# [TASK]
Exactly as written, write out the lines below from the first to the one containing "(ok13) at (1102,456)", inclusive. Pictures do not belong in the copy.

# [DATA SECTION]
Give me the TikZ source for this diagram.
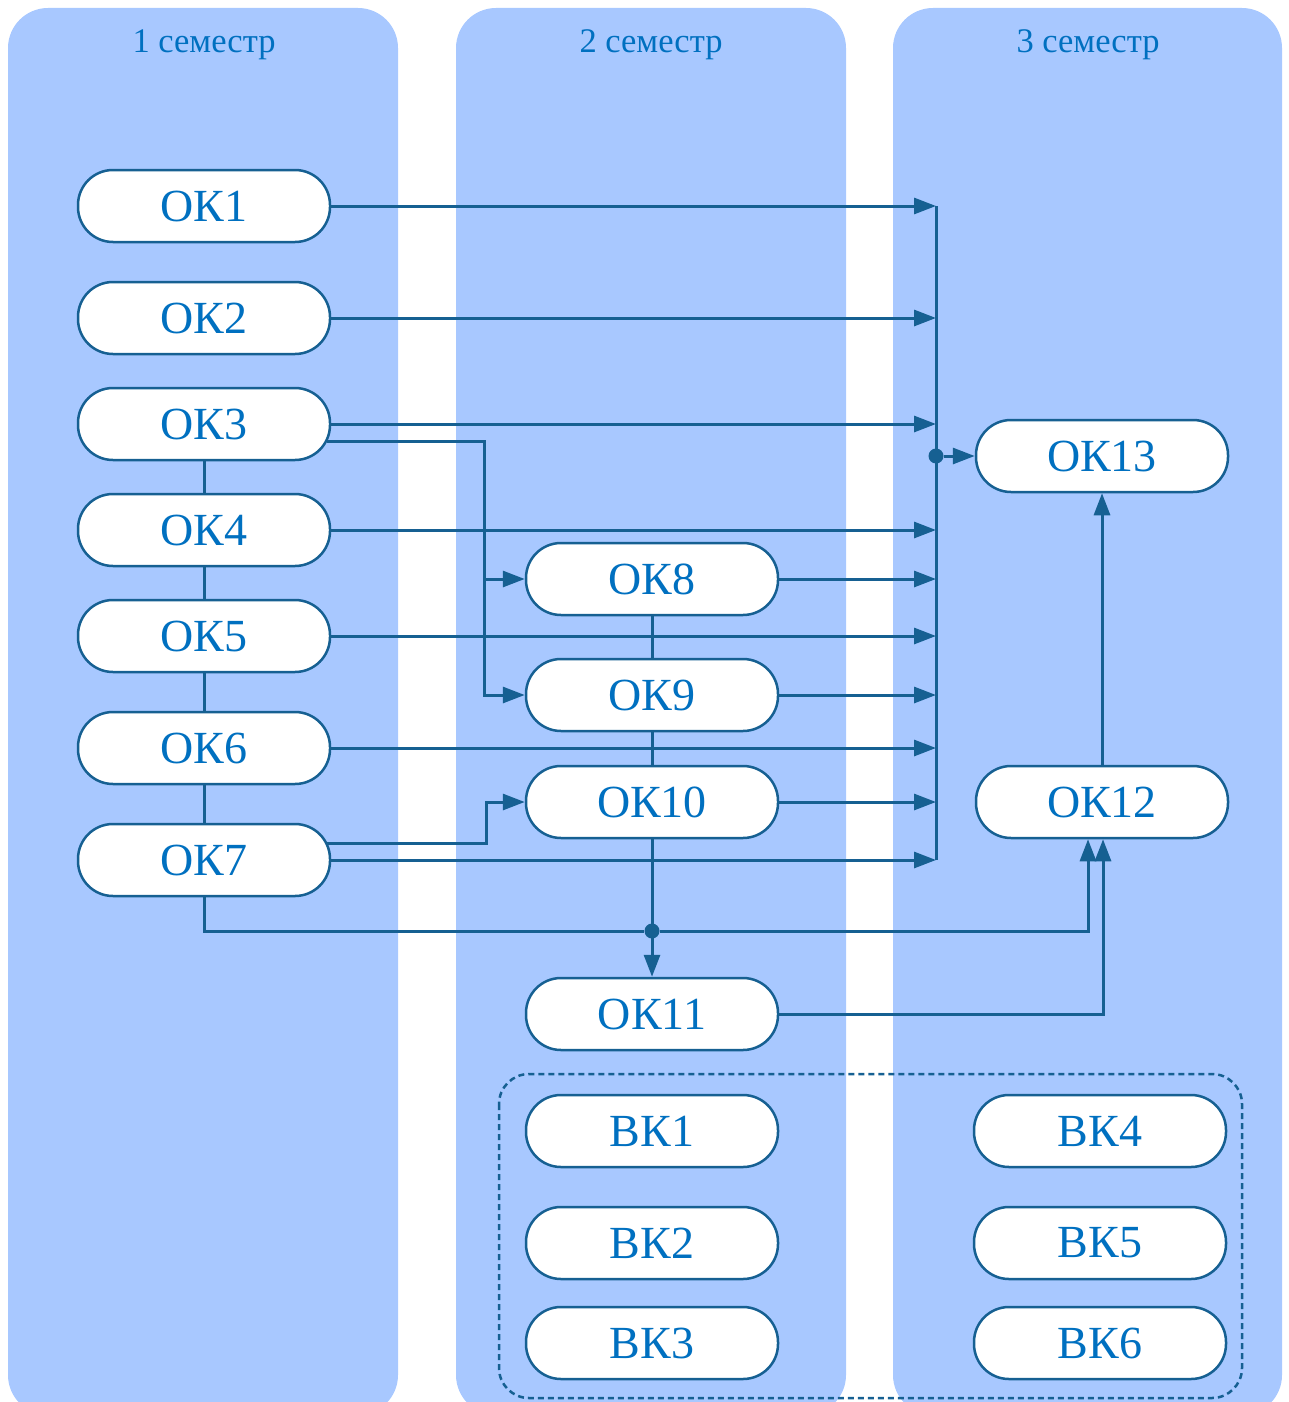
\documentclass[tikz,border=0pt]{standalone}
\usepackage{fontspec}
\setmainfont{Liberation Serif}
\usetikzlibrary{arrows.meta}

\definecolor{colfill}{RGB}{168,200,255}
\definecolor{linecol}{RGB}{22,96,146}
\definecolor{txtcol}{RGB}{0,112,192}

\begin{document}
\begin{tikzpicture}[x=1pt,y=-1pt,
  course/.style={draw=linecol, line width=2.5pt, fill=white, rounded corners=35pt,
    minimum width=252pt, minimum height=72pt, inner sep=0pt,
    text=txtcol, font=\fontsize{46}{50}\selectfont},
  link/.style={draw=linecol, line width=3pt},
  arr/.style={link, -{Triangle[length=22pt,width=16pt]}},
  dot/.style={circle, fill=linecol, inner sep=0pt, minimum size=15pt},
  head/.style={text=txtcol, font=\fontsize{34.5}{38}\selectfont}]

\useasboundingbox (0,0) rectangle (1288,1402);
\clip (0,0) rectangle (1288,1402);

% Semester columns
\fill[colfill, rounded corners=40pt] (8,8) rectangle (398,1415);
\fill[colfill, rounded corners=40pt] (456,8) rectangle (846,1415);
\fill[colfill, rounded corners=40pt] (893,8) rectangle (1282,1415);

\node[head] (h1) at (204,45) {1 семестр};
\node[head] (h2) at (651,45) {2 семестр};
\node[head] (h3) at (1088,45) {3 семестр};

% Elective group
\draw[linecol, line width=2.5pt, dash pattern=on 6pt off 4pt, rounded corners=30pt]
  (499,1074) rectangle (1242,1398);

% Courses
\node[course] (ok1) at (204,206) {ОК1};
\node[course] (ok2) at (204,318) {ОК2};
\node[course] (ok3) at (204,424) {ОК3};
\node[course] (ok4) at (204,530) {ОК4};
\node[course] (ok5) at (204,636) {ОК5};
\node[course] (ok6) at (204,748) {ОК6};
\node[course] (ok7) at (204,860) {ОК7};

\node[course] (ok8) at (652,579) {ОК8};
\node[course] (ok9) at (652,695) {ОК9};
\node[course] (ok10) at (652,802) {ОК10};
\node[course] (ok11) at (652,1014) {ОК11};

\node[course] (ok12) at (1102,802) {ОК12};
\node[course] (ok13) at (1102,456) {ОК13};

\node[course] (vk1) at (652,1131) {ВК1};
\node[course] (vk2) at (652,1243) {ВК2};
\node[course] (vk3) at (652,1343) {ВК3};
\node[course] (vk4) at (1100,1131) {ВК4};
\node[course] (vk5) at (1100,1243) {ВК5};
\node[course] (vk6) at (1100,1343) {ВК6};

% Chains inside a semester
\foreach \a/\b in {ok3/ok4,ok4/ok5,ok5/ok6,ok6/ok7,ok8/ok9,ok9/ok10}
  \draw[link] (\a) -- (\b);

% Bus into ОК13
\coordinate (busTop) at (936,206);
\coordinate (busBot) at (936,860);
\draw[link] (busTop) -- (busBot);
\foreach \n in {ok1,ok2,ok3,ok4,ok5,ok6,ok7,ok8,ok9,ok10}
  \draw[arr] (\n.east) -- (\n -| busTop);
\node[dot] (jb) at (busTop |- ok13) {};
\draw[arr] (jb) -- (ok13);

% ОК3 -> ОК8, ОК9
\draw[arr] ([shift={(-4,17)}]ok3.east) -| ([xshift=-40pt]ok8.west) -- (ok8.west);
\draw[arr] ([xshift=-40pt]ok8.west) |- (ok9.west);

% ОК7 -> ОК10
\draw[arr] ([shift={(-4,-17)}]ok7.east) -| ([xshift=-38pt]ok10.west) -- (ok10.west);

% ОК7, ОК10 -> ОК11, ОК12
\node[dot] (jn) at (ok10 |- 0,931) {};
\draw[link] (ok7.south) |- (jn);
\draw[arr] (jn) -| ([xshift=-14pt]ok12.south);
\draw[arr] (ok10) -- (ok11);
\draw[arr] (ok11.east) -| ([xshift=1pt]ok12.south);
\draw[arr] (ok12) -- (ok13);

\end{tikzpicture}
\end{document}
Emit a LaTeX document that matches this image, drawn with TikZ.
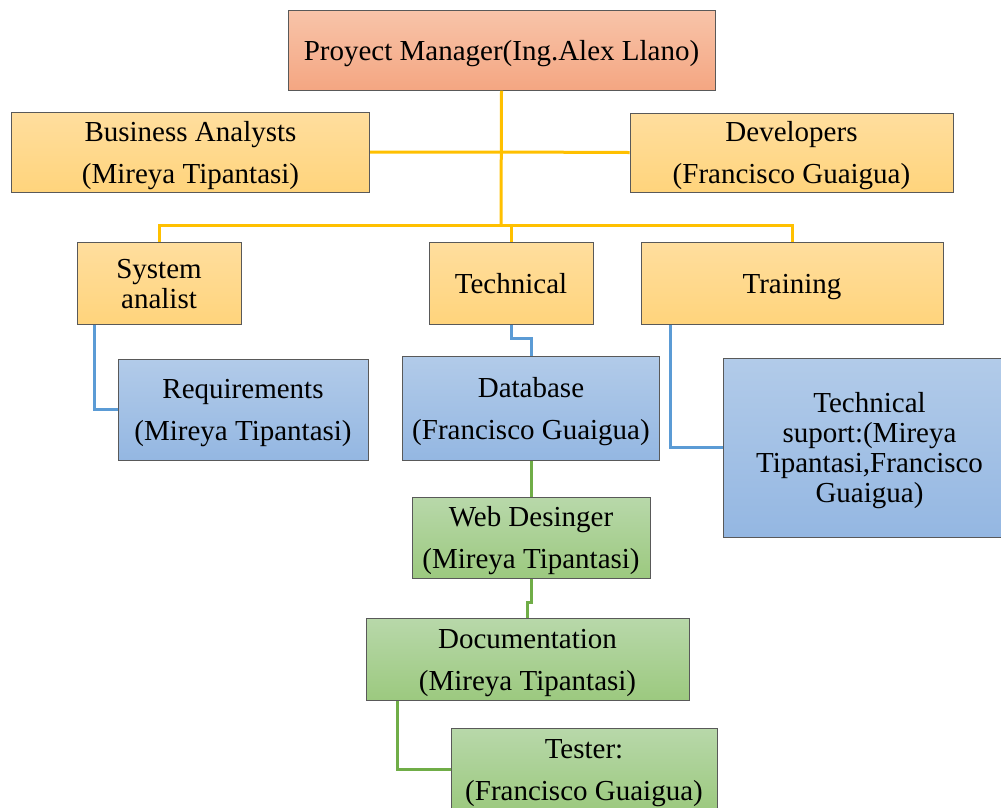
\documentclass[tikz,border=0pt]{standalone}
\usepackage{fontspec}
\setmainfont{Liberation Serif}
\usepackage[dvipsnames]{xcolor}
\usepackage{tikz}
\usetikzlibrary{calc, positioning}

\definecolor{pmtop}{HTML}{F8C4A9}
\definecolor{pmbot}{HTML}{F4A682}
\definecolor{yltop}{HTML}{FFDE9E}
\definecolor{ylbot}{HTML}{FFD47C}
\definecolor{bltop}{HTML}{B2CBE9}
\definecolor{blbot}{HTML}{94B7E2}
\definecolor{grtop}{HTML}{B8D8AA}
\definecolor{grbot}{HTML}{9CC97F}
\definecolor{yline}{HTML}{FFC000}
\definecolor{bline}{HTML}{5B9BD5}
\definecolor{gline}{HTML}{70AD47}
\newcommand{\tp}{\rule{0pt}{26.5pt}}
\newcommand{\bt}{\rule[-6.5pt]{0pt}{6.5pt}}

\begin{document}
\begin{tikzpicture}[x=1pt, y=-1pt,
        box/.style={draw=black!65, line width=1pt, inner sep=0pt, align=center,
            font=\fontsize{29}{42}\selectfont},
        pmbox/.style={box, top color=pmtop, bottom color=pmbot},
        ylbox/.style={box, top color=yltop, bottom color=ylbot},
        blbox/.style={box, top color=bltop, bottom color=blbot},
        grbox/.style={box, top color=grtop, bottom color=grbot},
        link/.style={line width=3pt}]
            \useasboundingbox (0,0) rectangle (1001,807);
            \node[pmbox, minimum width=427, minimum height=80] (pm) at (501.5,50) {\tp Proyect Manager(Ing.Alex Llano)\bt};
            \node[ylbox, minimum width=358, minimum height=80] (ba) at (190.5,152) {\tp Business Analysts\\(Mireya Tipantasi)\bt};
            \node[ylbox, minimum width=323, minimum height=79] (dev) at (791.5,152.5) {\tp Developers\\(Francisco Guaigua)\bt};
            \node[ylbox, minimum width=164, minimum height=82, font=\fontsize{29}{30}\selectfont] (sys) at (159,283) {\tp System\\analist\bt};
            \node[ylbox, minimum width=164, minimum height=82] (tec) at (511,283) {\tp Technical\bt};
            \node[ylbox, minimum width=302, minimum height=82] (trn) at (792,283) {\tp Training\bt};
            \node[blbox, minimum width=250, minimum height=101] (req) at (243,409.5) {\tp Requirements\\(Mireya Tipantasi)\bt};
            \node[blbox, minimum width=257, minimum height=104] (db) at (531,408) {\tp Database\\(Francisco Guaigua)\bt};
            \node[blbox, minimum width=293, minimum height=179, font=\fontsize{29}{30}\selectfont] (sup) at (869.5,447.5) {\tp Technical\\suport:(Mireya\\Tipantasi,Francisco\\Guaigua)\bt};
            \node[grbox, minimum width=238, minimum height=81] (web) at (531,537.5) {\tp Web Desinger\\(Mireya Tipantasi)\bt};
            \node[grbox, minimum width=323, minimum height=82] (doc) at (527.5,659) {\tp Documentation\\(Mireya Tipantasi)\bt};
            \node[grbox, minimum width=266, minimum height=82] (tst) at (584,769) {\tp Tester:\\(Francisco Guaigua)\bt};
            \coordinate (bus) at (501,225);

            \draw[link, yline] (pm.south) -- (bus);
            \draw[link, yline] (ba.east) -- (ba.east -| pm.south) -- (dev.west);
            \draw[link, yline] (sys.north) -- (sys.north |- bus) -- (trn.north |- bus) -- (trn.north);
            \draw[link, yline] (tec.north) -- (tec.north |- bus);
            \draw[link, bline] ([xshift=17.5pt]sys.south west) |- (req.west);
            \draw[link, bline] (tec.south) -- ++(0,14) -| (db.north);
            \draw[link, bline] ([xshift=30pt]trn.south west) |- (sup.west);
            \draw[link, gline] (db.south) -- (web.north);
            \draw[link, gline] (web.south) -- ++(0,24) -| (doc.north);
            \draw[link, gline] ([xshift=32pt]doc.south west) |- (tst.west);
        \end{tikzpicture}
\end{document}
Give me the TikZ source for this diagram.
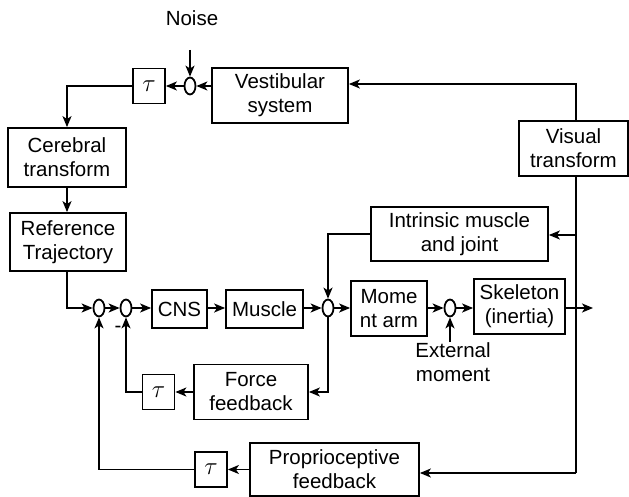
\documentclass[tikz,border=0pt]{standalone}
\usepackage{fontspec}
\setmainfont{Liberation Sans}
\usetikzlibrary{arrows.meta,shapes.geometric}
\begin{document}
\begin{tikzpicture}[x=1pt,y=-1pt,
  blk/.style={draw,line width=1.8pt,align=center,inner sep=0pt,font=\fontsize{20.5}{24}\selectfont},
  taub/.style={draw,line width=1.8pt,inner sep=0pt,minimum width=32pt,minimum height=35pt,font=\fontsize{27}{30}\selectfont},
  sumc/.style={draw,ellipse,line width=1.8pt,inner sep=0pt,minimum width=11pt,minimum height=17pt},
  lbl/.style={align=center,inner sep=0pt,font=\fontsize{20.5}{24}\selectfont},
  con/.style={line width=1.8pt,-{Stealth[length=11pt,width=9pt,inset=3pt]}},
  ln/.style={line width=1.8pt}]
\useasboundingbox (0,0) rectangle (629,497);
% labels
\node[lbl] (noise) at (192,18) {Noise};
\node[lbl] (ext) at (453,362) {External\\moment};
\node[lbl] (minus) at (118,329) {-};
% top row
\node[sumc] (sumN) at (190,86) {};
\node[taub] (tau1) at (149,86) {$\tau$};
\node[blk,minimum width=136pt,minimum height=55pt] (vest) at (280,95.5) {Vestibular\\system};
\node[blk,minimum width=109pt,minimum height=55pt] (vis) at (573.5,148.5) {Visual\\transform};
% left column
\node[blk,minimum width=118pt,minimum height=59pt] (cereb) at (67,157.5) {Cerebral\\transform};
\node[blk,minimum width=116pt,minimum height=58pt] (ref) at (68,242) {Reference\\Trajectory};
% intrinsic
\node[blk,minimum width=177pt,minimum height=54pt] (intr) at (459.5,234) {Intrinsic muscle\\and joint};
% main line
\node[sumc] (sum1) at (99,308) {};
\node[sumc] (sum2) at (126,308) {};
\node[blk,minimum width=55pt,minimum height=38pt] (cns) at (179.5,309) {CNS};
\node[blk,minimum width=77pt,minimum height=38pt] (mus) at (264.5,309) {Muscle};
\node[sumc] (sum3) at (328,308) {};
\node[blk,minimum width=76pt,minimum height=55pt] (mom) at (389,308.5) {Mome\\nt arm};
\node[sumc] (sum4) at (450,308) {};
\node[blk,minimum width=91pt,minimum height=55pt] (skel) at (519.5,306.5) {Skeleton\\(inertia)};
% feedback
\node[blk,minimum width=114pt,minimum height=55pt] (force) at (251,392) {Force\\feedback};
\node[taub] (tau2) at (158.5,392) {$\tau$};
\node[blk,minimum width=169pt,minimum height=53pt] (prop) at (334.5,469.5) {Proprioceptive\\feedback};
\node[taub] (tau3) at (211,469.5) {$\tau$};
% coordinates
\coordinate (noisetop) at (190,50);
\coordinate (extbot) at (450,342);
\coordinate (out) at (593,308);
\coordinate (vtop) at (576,84);
\coordinate (vbr) at (576,235);
\coordinate (vb) at (576,473);
% connectors top
\draw[con] (noisetop) -- (sumN);
\draw[con] (vest.west |- sumN) -- (sumN);
\draw[con] (sumN) -- (sumN -| tau1.east);
\draw[con] (tau1.west) -| (cereb.north);
\draw[con] (cereb.south) -- (cereb.south |- ref.north);
\draw[con] (cereb.south |- ref.south) |- (sum1);
% main line
\draw[con] (sum1) -- (sum2);
\draw[con] (sum2) -- (sum2 -| cns.west);
\draw[con] (cns.east |- sum2) -- (mus.west |- sum2);
\draw[con] (mus.east |- sum3) -- (sum3);
\draw[con] (sum3) -- (sum3 -| mom.west);
\draw[con] (mom.east |- sum4) -- (sum4);
\draw[con] (sum4) -- (sum4 -| skel.west);
\draw[con] (skel.east |- sum4) -- (out);
\draw[con] (extbot) -- (sum4);
% visual
\draw[con] (vis.north -| vtop) -- (vtop) -- (vest.east |- vtop);
\draw[ln] (vis.south -| vb) -- (vb);
\draw[con] (vb) -- (prop.east |- vb);
\draw[con] (vbr) -- (intr.east |- vbr);
\draw[con] (intr.west) -| (sum3);
% feedback loops
\draw[con] (sum3) |- (force.east);
\draw[con] (force.west) -- (tau2.east);
\draw[con] (tau2.west) -| (sum2);
\draw[con] (prop.west) -- (tau3.east);
\draw[con] (tau3.west) -| (sum1);
\end{tikzpicture}
\end{document}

# [RESULT OF THIS EXERCISE]
Give me the TikZ source for this diagram.
\documentclass[tikz,border=0pt]{standalone}
\usepackage{fontspec}
\setmainfont{Liberation Serif}
\usetikzlibrary{arrows.meta}

\definecolor{colfill}{RGB}{168,200,255}
\definecolor{linecol}{RGB}{22,96,146}
\definecolor{txtcol}{RGB}{0,112,192}

\begin{document}
\begin{tikzpicture}[x=1pt,y=-1pt,
  course/.style={draw=linecol, line width=2.5pt, fill=white, rounded corners=35pt,
    minimum width=252pt, minimum height=72pt, inner sep=0pt,
    text=txtcol, font=\fontsize{46}{50}\selectfont},
  link/.style={draw=linecol, line width=3pt},
  arr/.style={link, -{Triangle[length=22pt,width=16pt]}},
  dot/.style={circle, fill=linecol, inner sep=0pt, minimum size=15pt},
  head/.style={text=txtcol, font=\fontsize{34.5}{38}\selectfont}]

\useasboundingbox (0,0) rectangle (1288,1402);
\clip (0,0) rectangle (1288,1402);

% Semester columns
\fill[colfill, rounded corners=40pt] (8,8) rectangle (398,1415);
\fill[colfill, rounded corners=40pt] (456,8) rectangle (846,1415);
\fill[colfill, rounded corners=40pt] (893,8) rectangle (1282,1415);

\node[head] (h1) at (204,45) {1 семестр};
\node[head] (h2) at (651,45) {2 семестр};
\node[head] (h3) at (1088,45) {3 семестр};

% Elective group
\draw[linecol, line width=2.5pt, dash pattern=on 6pt off 4pt, rounded corners=30pt]
  (499,1074) rectangle (1242,1398);

% Courses
\node[course] (ok1) at (204,206) {ОК1};
\node[course] (ok2) at (204,318) {ОК2};
\node[course] (ok3) at (204,424) {ОК3};
\node[course] (ok4) at (204,530) {ОК4};
\node[course] (ok5) at (204,636) {ОК5};
\node[course] (ok6) at (204,748) {ОК6};
\node[course] (ok7) at (204,860) {ОК7};

\node[course] (ok8) at (652,579) {ОК8};
\node[course] (ok9) at (652,695) {ОК9};
\node[course] (ok10) at (652,802) {ОК10};
\node[course] (ok11) at (652,1014) {ОК11};

\node[course] (ok12) at (1102,802) {ОК12};
\node[course] (ok13) at (1102,456) {ОК13};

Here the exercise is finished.